Meet the newest member of our board, Mark Bullen, Managing Director at GB Electronics (UK) Ltd (GBE), an electronics design company and manufacturer based on three sites in Worthing, working across a range of sectors including healthcare, life sciences, consumer, power electronics, and cold-chain distribution.
Tell us about GB Electronics and your role there.
GBE is a family business, and I took over in 2003. We had five staff back then. I changed the focus of the company to make it design-led, so we are really getting under the skin of who our end customers are and designing specific products and tailored solutions. We’ve grown a lot in the last five years and now employ 59 people, so that approach has paid off. This has included working with several start-ups, acquiring our sub-contractor and recently starting a Software as a Service (SaaS) business.
Why have you joined the Coastal West Sussex Partnership?
We are in a place now as a company where we can add valuable input to the Coastal West Sussex Partnership, as a rapidly growing employer in the region. It makes sense to be giving something back and for our voice to be heard – and I’m keen to hear from others too.
I want GBE to be the premium produce and software design-led manufacturing company in the south of England. We need to be engaging with local businesses, councils and other partners to get there and we want to be part of the debate. Getting involved will help attract people to our company too.
What are your hopes and aspirations for the region?
I think there is a lot of potential for Coastal West Sussex to be a place people want to work as well as a place they want to live. Worthing is certainly on the up, however there are other towns which need some TLC. It can be difficult to attract people to work on the south coast but there are some great universities and rapidly improving facilities. If there were more companies which were attractive to graduates, then we’d be able to keep more talent in the area and graduates wouldn’t feel they have to go to places like London to work.
Tell us about the approach to skills at GB Electronics.
I think linking up with local colleges and universities is the best way to inspire young people to come and work for you, rather than simply relying on recruitment agencies. It’s important to make that connection early on. We’ve done a lot of apprenticeship schemes and have nearly completed our first-degree apprenticeships with the University of Chichester. We’ve also taken on a few recent graduates from the University of Brighton (making the most of their STEP-UP program).
I sit on the advisory board at the University of Chichester and we sponsor Worthing College too, where we have our own GBE lab. We go in to do talks with the students about the relevance of what they’re learning and where it could take them, trying to inspire them to use their electronics and science skills to build a career.
I’m also keen on putting current staff back through courses – for example if you’ve got someone who joined at 20 and didn’t go to university before as they didn’t know what they wanted to study then – I think it’s beneficial for them to upskill that way now.
What do you think are the biggest challenges for businesses in the region?

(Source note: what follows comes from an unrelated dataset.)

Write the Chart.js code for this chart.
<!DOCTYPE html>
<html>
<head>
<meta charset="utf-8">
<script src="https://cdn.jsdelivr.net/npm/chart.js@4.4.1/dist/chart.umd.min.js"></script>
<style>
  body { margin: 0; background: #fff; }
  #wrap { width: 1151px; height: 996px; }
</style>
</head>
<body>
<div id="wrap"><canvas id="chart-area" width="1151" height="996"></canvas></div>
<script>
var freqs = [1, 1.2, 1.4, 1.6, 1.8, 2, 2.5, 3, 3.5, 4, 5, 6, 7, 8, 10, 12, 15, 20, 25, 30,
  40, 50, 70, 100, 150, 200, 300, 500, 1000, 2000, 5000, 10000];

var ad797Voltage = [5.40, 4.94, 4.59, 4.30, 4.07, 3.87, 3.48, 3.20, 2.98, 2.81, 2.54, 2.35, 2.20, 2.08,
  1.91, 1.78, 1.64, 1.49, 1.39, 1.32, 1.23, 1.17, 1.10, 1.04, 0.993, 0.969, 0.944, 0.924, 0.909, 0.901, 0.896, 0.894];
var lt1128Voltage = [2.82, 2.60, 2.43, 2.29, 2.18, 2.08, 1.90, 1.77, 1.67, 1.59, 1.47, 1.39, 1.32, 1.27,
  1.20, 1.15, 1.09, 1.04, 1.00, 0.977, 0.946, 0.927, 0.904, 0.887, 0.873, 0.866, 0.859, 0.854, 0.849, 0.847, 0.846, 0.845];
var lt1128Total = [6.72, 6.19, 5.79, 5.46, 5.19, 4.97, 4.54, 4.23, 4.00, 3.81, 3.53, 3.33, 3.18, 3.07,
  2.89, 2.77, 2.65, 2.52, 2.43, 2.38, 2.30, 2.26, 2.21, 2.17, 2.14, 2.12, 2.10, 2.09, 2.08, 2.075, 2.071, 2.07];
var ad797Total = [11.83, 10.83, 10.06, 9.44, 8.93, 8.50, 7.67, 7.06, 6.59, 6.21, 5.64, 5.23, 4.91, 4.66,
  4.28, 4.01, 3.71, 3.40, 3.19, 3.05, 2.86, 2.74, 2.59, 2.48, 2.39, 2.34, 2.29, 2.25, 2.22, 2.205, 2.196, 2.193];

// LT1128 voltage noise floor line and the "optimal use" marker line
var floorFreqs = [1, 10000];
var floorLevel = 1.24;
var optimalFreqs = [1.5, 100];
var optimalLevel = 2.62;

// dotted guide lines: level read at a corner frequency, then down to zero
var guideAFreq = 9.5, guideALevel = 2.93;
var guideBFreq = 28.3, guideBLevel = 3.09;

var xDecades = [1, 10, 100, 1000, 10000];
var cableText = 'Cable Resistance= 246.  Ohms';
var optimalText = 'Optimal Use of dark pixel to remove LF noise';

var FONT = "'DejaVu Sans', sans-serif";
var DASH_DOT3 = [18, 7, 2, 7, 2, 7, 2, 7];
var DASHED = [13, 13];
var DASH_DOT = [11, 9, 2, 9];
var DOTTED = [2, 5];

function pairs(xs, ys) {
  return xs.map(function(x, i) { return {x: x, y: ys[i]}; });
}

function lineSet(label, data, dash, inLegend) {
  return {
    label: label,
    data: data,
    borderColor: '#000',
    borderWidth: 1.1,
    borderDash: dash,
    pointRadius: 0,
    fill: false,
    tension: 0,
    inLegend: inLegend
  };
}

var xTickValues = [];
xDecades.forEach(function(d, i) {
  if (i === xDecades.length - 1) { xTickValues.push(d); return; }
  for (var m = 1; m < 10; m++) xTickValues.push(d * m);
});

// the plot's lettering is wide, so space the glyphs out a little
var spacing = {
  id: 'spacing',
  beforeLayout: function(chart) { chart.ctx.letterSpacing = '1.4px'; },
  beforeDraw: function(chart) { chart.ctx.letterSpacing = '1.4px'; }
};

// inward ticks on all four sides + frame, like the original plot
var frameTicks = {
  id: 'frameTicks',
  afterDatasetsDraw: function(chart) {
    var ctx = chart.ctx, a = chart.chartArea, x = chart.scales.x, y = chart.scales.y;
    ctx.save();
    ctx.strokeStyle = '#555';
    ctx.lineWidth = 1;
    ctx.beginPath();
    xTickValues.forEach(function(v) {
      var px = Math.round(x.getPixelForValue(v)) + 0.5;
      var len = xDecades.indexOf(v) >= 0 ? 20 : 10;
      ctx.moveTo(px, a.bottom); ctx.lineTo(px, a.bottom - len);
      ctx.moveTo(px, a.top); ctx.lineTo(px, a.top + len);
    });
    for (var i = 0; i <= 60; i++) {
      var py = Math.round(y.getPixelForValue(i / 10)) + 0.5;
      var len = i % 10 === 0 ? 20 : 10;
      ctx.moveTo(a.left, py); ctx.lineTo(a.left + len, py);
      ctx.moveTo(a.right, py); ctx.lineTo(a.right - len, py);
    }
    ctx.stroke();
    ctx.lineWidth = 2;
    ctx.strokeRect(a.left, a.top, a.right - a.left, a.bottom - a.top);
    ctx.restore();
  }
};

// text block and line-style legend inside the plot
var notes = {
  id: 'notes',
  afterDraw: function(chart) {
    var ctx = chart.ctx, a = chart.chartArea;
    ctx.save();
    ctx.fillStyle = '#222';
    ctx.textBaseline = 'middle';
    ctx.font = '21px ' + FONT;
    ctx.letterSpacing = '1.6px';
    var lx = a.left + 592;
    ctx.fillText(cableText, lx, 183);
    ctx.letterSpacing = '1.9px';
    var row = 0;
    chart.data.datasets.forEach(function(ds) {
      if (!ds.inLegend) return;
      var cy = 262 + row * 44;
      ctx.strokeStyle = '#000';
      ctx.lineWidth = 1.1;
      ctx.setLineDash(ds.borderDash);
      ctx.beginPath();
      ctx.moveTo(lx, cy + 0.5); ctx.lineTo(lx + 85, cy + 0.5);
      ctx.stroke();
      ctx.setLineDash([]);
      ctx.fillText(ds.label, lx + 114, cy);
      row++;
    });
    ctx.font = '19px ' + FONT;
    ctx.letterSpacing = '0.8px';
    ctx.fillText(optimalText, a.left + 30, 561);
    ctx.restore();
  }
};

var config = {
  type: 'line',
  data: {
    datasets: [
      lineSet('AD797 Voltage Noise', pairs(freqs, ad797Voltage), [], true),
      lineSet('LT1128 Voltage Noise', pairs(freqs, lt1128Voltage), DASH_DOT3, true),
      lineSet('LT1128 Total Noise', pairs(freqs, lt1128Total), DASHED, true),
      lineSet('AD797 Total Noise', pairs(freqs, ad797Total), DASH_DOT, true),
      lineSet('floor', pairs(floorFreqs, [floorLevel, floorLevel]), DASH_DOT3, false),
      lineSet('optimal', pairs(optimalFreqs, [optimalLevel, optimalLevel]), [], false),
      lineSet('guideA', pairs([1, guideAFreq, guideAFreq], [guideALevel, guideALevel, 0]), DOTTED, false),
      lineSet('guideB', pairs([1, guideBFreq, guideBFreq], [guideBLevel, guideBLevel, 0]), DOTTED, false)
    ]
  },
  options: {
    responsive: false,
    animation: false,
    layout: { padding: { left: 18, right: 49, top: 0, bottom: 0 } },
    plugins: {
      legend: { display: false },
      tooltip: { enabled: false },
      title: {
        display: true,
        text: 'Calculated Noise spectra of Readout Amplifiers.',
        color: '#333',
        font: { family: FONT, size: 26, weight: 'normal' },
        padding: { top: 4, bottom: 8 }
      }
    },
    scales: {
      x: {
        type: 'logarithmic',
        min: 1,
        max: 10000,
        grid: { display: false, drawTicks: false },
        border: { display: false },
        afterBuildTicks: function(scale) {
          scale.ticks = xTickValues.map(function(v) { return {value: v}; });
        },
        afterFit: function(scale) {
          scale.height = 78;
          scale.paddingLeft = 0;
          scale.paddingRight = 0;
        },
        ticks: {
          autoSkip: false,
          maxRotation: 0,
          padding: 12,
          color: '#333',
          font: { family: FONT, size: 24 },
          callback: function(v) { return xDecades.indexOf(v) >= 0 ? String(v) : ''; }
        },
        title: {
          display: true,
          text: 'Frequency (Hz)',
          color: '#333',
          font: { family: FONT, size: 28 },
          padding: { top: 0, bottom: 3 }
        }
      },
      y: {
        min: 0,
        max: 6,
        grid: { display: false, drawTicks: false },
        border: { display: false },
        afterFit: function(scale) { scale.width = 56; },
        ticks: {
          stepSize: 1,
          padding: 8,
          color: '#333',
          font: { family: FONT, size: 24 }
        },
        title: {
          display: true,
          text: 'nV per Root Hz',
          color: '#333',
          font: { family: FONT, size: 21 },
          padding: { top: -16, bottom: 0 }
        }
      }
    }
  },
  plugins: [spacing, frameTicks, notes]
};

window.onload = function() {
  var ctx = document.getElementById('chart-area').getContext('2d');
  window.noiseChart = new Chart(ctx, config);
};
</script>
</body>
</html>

One of the biggest challenges I see is around commercial property. Where is a company like mine going to grow when we just don’t have the space? There is a lot of land sitting there waiting to be developed and empty buildings which landlords don’t want to sell as they want to lease them (or get change of use to residential), but we don’t want a leased building. I’m talking about 15,000 to 23,000 square feet. We don’t want to have to relocate as we have staff who are local to the area who have been with us for years. We should be knocking more of the old empty buildings down and building a new tech centre, for example, rather than another distribution warehouse or trade counter. This is an issue which we have more of a voice on as a member of the Partnership.

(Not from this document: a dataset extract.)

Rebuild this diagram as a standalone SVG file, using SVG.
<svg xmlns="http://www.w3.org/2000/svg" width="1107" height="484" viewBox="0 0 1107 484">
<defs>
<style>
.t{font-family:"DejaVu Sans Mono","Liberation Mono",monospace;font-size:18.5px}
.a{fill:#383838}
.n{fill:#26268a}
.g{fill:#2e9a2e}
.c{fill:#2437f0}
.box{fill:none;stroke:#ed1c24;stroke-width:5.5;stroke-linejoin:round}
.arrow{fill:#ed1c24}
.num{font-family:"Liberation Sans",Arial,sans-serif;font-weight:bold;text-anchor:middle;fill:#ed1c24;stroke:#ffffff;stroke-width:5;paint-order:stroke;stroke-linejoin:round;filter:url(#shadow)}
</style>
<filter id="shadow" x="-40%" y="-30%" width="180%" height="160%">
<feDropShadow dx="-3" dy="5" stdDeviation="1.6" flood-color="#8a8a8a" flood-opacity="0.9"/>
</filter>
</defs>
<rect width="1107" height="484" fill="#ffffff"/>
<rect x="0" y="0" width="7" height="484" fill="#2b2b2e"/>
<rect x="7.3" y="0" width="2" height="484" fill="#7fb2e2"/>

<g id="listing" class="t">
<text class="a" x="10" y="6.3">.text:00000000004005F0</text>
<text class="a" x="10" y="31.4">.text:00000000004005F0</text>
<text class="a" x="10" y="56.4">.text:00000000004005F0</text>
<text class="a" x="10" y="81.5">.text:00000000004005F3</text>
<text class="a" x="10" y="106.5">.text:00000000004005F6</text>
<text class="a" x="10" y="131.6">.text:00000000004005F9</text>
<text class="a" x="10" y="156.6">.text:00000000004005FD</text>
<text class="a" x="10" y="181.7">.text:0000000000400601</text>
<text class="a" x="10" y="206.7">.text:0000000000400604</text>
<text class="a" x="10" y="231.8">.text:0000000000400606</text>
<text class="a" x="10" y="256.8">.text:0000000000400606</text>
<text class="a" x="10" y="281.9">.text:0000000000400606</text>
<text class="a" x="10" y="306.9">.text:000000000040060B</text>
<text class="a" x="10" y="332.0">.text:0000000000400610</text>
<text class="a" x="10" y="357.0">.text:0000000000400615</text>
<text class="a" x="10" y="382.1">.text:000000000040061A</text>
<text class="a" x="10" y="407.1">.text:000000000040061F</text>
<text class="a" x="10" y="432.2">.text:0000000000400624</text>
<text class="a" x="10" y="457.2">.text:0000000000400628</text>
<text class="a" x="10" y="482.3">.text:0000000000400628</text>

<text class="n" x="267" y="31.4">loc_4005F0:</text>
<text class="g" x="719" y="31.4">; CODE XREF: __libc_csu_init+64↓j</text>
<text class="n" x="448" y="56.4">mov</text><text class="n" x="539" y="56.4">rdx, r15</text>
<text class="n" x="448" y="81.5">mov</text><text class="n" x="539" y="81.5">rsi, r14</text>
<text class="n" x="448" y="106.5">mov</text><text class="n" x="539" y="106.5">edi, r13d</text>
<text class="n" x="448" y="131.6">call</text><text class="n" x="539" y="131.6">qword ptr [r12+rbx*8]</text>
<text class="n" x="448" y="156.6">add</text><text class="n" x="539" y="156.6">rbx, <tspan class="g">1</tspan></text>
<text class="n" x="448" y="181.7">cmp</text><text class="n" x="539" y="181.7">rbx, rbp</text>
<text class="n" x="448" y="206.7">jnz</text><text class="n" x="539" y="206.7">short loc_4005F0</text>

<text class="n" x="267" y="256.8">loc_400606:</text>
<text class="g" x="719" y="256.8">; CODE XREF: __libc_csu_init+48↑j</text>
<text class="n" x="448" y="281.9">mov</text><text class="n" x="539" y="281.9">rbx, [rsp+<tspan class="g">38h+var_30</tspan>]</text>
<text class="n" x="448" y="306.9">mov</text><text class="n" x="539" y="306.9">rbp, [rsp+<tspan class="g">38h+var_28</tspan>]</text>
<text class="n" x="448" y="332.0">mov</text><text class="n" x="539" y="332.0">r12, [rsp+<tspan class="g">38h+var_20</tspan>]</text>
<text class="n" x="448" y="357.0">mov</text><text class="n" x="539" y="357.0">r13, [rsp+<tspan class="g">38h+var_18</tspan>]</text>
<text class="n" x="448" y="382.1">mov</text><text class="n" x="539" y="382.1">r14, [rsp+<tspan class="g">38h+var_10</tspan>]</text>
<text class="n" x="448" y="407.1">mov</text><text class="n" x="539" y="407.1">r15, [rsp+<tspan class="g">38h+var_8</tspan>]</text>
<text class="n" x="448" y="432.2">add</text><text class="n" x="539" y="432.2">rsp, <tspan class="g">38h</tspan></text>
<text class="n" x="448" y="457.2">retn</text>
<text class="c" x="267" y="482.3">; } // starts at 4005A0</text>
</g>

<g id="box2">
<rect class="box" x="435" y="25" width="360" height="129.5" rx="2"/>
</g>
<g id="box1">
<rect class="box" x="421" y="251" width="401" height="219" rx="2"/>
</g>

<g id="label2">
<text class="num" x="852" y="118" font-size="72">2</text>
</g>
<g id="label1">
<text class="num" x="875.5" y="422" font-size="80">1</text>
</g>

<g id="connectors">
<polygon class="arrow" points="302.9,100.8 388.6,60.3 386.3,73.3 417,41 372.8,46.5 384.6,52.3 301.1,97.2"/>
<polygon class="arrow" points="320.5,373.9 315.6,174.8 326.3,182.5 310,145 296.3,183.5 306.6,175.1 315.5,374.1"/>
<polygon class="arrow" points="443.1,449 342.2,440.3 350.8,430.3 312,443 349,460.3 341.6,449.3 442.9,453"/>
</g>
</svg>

The road networks are another challenge – we do a lot of life science work near Portsmouth but the A27 can be very time consuming for our design team to travel on, not to mention delays with couriers; all having a negative impact on productivity. There is also a lot of talk and encouragement from councils on cycling to work but the infrastructure is just not there and it’s dangerous in some places. It needs proper planning and investment to realise the ambitions of this low-carbon travel initiative; at present it is just talk and still dangerous to cycle any distance on the A27 or A259.